Reinterment plan of possible Tulsa massacre victims delayed

February 25, 2021 GMT
FILE - In this July 21, 2020, file photo, forensic anthropologist Phoebe Stubblefield carries a tray of items found at Oaklawn Cemetery during a test excavation in the search for possible mass graves from the 1921 Tulsa Race Massacre in Tulsa, Okla. A committee overseeing the search for potential mass graves of 1921 Tulsa Race Massacre victims has delayed until next month a decision on how to reinter the remains of possible victims found last year. (Mike Simons/Tulsa World via AP, File)
FILE - In this July 21, 2020, file photo, forensic anthropologist Phoebe Stubblefield carries a tray of items found at Oaklawn Cemetery during a test excavation in the search for possible mass graves from the 1921 Tulsa Race Massacre in Tulsa, Okla. A committee overseeing the search for potential mass graves of 1921 Tulsa Race Massacre victims has delayed until next month a decision on how to reinter the remains of possible victims found last year. (Mike Simons/Tulsa World via AP, File)

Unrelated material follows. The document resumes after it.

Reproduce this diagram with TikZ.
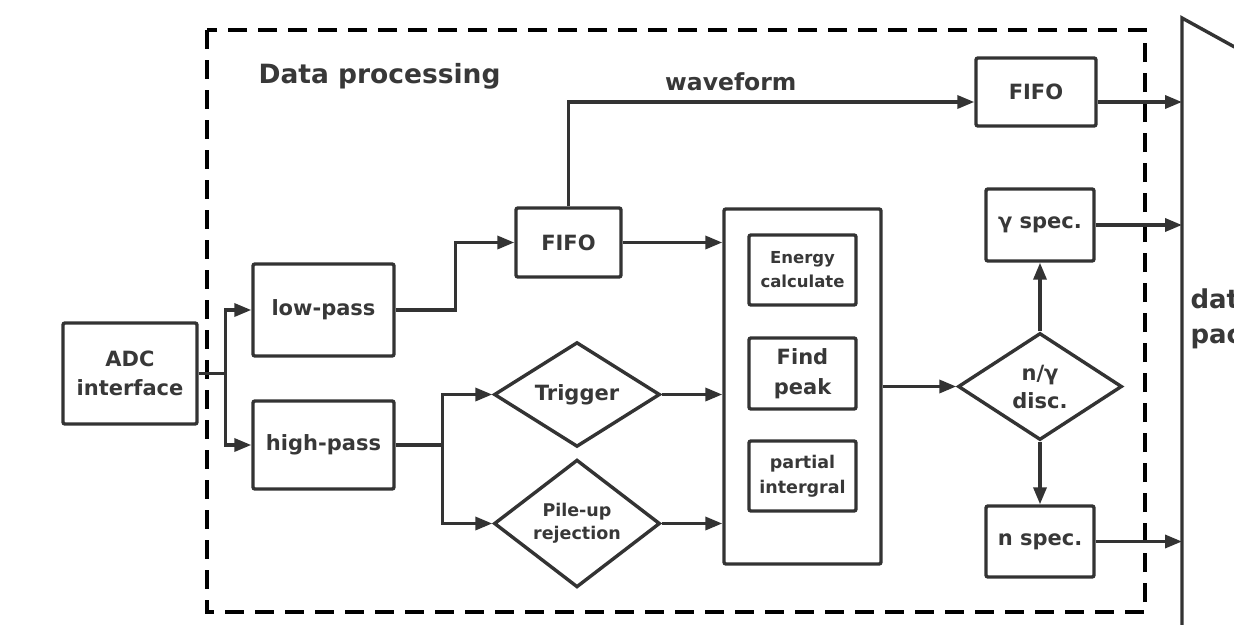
\documentclass[tikz,border=0pt]{standalone}
\usepackage{fontspec}
\setmainfont{DejaVu Sans}
\usetikzlibrary{arrows.meta,shapes.geometric}
\definecolor{ink}{HTML}{333333}
\definecolor{txt}{HTML}{383838}
\newcommand{\fsz}[2]{\bfseries\fontsize{#1}{#2}\selectfont}
\begin{document}
\begin{tikzpicture}[x=1pt,y=-1pt,
  every node/.style={text=txt,font=\bfseries},
  blk/.style={draw=ink,line width=3.4pt,rounded corners=2pt,fill=white,
    inner sep=0pt,align=center,font=\fsz{21}{29}},
  dia/.style={draw=ink,line width=3.4pt,diamond,fill=white,inner sep=0pt,
    align=center,font=\fsz{21}{28}},
  wire/.style={draw=ink,line width=3.4pt},
  arr/.style={wire,-{Triangle[length=17pt,width=13pt]}},
  frame/.style={draw=black,line width=4pt,dash pattern=on 19pt off 11pt}]
\useasboundingbox (0,0) rectangle (1234,624);
\clip (0,0) rectangle (1234,624);
\fill[white] (0,0) rectangle (1234,624);

% processing frame
\draw[frame] (207,30) rectangle (1145,612);
\node[font=\fsz{26.5}{32},anchor=base west] (title) at (255,83) {Data processing};

% input and filters
\node[blk,minimum width=134pt,minimum height=101pt] (adc) at (130,373.5) {ADC\\interface};
\node[blk,minimum width=141pt,minimum height=92pt] (low) at (323.5,310) {low-pass};
\node[blk,minimum width=141pt,minimum height=88pt] (high) at (323.5,445) {high-pass};

% buffers
\node[blk,minimum width=105pt,minimum height=69pt] (fifoA) at (568.5,242.5) {FIFO};
\node[blk,minimum width=120pt,minimum height=68pt] (fifoB) at (1036,92) {FIFO};

% trigger and pile-up
\node[dia,minimum width=166pt,minimum height=97pt] (trig) at (577,394.5) {Trigger};
\node[dia,minimum width=166pt,minimum height=107pt,font=\fsz{17.5}{23}] (pile) at (577,523.5) {Pile-up\\rejection};

% pulse analysis block
\node[blk,minimum width=157pt,minimum height=355pt] (proc) at (802.5,386.5) {};
\node[blk,minimum width=107pt,minimum height=70pt,font=\fsz{16.5}{24}] (energy) at (802.5,270) {Energy\\calculate};
\node[blk,minimum width=107pt,minimum height=71pt,font=\fsz{21}{30}] (peak) at (802.5,373.5) {Find\\peak};
\node[blk,minimum width=107pt,minimum height=70pt,font=\fsz{17.5}{25}] (partial) at (802.5,476) {partial\\intergral};

% discrimination and spectra
\node[dia,minimum width=164pt,minimum height=107pt] (disc) at (1040,386.5) {n/γ\\disc.};
\node[blk,minimum width=108pt,minimum height=72pt] (gspec) at (1040,225) {γ spec.};
\node[blk,minimum width=108pt,minimum height=71pt] (nspec) at (1040,541.5) {n spec.};

% data package edge
\coordinate (pkTop) at (1182,18);
\coordinate (pkBot) at (1182,630);
\coordinate (pkSlope) at (1240,50);
\draw[wire] (pkBot) -- (pkTop) -- (pkSlope);
\node[anchor=base west,font=\fsz{26}{35}] (pkgA) at (1187,308) {data};
\node[anchor=base west,font=\fsz{26}{35}] (pkgB) at (1187,343) {package};

% connectors
\draw[arr] (adc.east) -- ++(27,0) coordinate (jAdc) |- (low.west);
\draw[arr] (jAdc) |- (high.west);
\draw[arr] (low.east) -- ++(60,0) |- (fifoA.west);
\draw[arr] (fifoA.north) |- ([yshift=-10pt]fifoB.west)
  node[pos=0.7,anchor=base,yshift=12pt,font=\fsz{23.5}{28}] (wf) {waveform};
\draw[arr] (fifoA.east) -- (fifoA.east -| proc.west);
\draw[arr] (high.east) -- ++(47,0) coordinate (jHigh) |- (trig.west);
\draw[arr] (jHigh) |- (pile.west);
\draw[arr] (trig.east) -- (trig.east -| proc.west);
\draw[arr] (pile.east) -- (pile.east -| proc.west);
\draw[arr] (proc.east |- disc.west) -- (disc.west);
\draw[arr] (disc.north) -- (gspec.south);
\draw[arr] (disc.south) -- (nspec.north);
\draw[arr] ([yshift=-10pt]fifoB.east) -- ([yshift=-10pt]fifoB.east -| pkTop);
\draw[arr] (gspec.east) -- (gspec.east -| pkTop);
\draw[arr] (nspec.east) -- (nspec.east -| pkTop);
\end{tikzpicture}
\end{document}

TULSA, Okla. (AP) — A committee overseeing the search for mass graves related to the 1921 Tulsa Race Massacre has delayed until next month a decision on how to reinter the remains of possible victims found last year.

The state of Oklahoma requires a reinterment plan before the graves are exhumed, and a plan is needed by the end of March to ensure the academic experts needed to study the remains are available this year, forensic anthropologist Phoebe Stubblefield told the 1921 Race Massacre Graves Public Oversight Committee on Tuesday.

“If we put this off we may literally lose a whole year,” said Stubblefield, who is a descendant of a massacre survivor. “It won’t be winter, or October, it’ll be this time next year, in 2022.”

The committee, though, agreed to delay a decision until its next meeting on an as yet undetermined date in March.

“We’ve waited 100 years for justice,” said committee member Chief Egunwale Amusan. “What’s another year?”

The remains of at least 12 humans were found last October in an area of Oaklawn Cemetery where funeral home records indicate 18 Black men killed in the massacre had been buried.

The remains all appear to have been in coffins and were covered back up until a legally authorized exhumation could be arranged.

The massacre took place May 31 and June 1, 1921, when a white mob attacked Tulsa’s Black Wall Street, killing an estimated 300 mostly Black people and wounding 800 more, while robbing and burning businesses, homes and churches. The violence has been depicted in recent HBO shows “Watchmen” and “Lovecraft County.”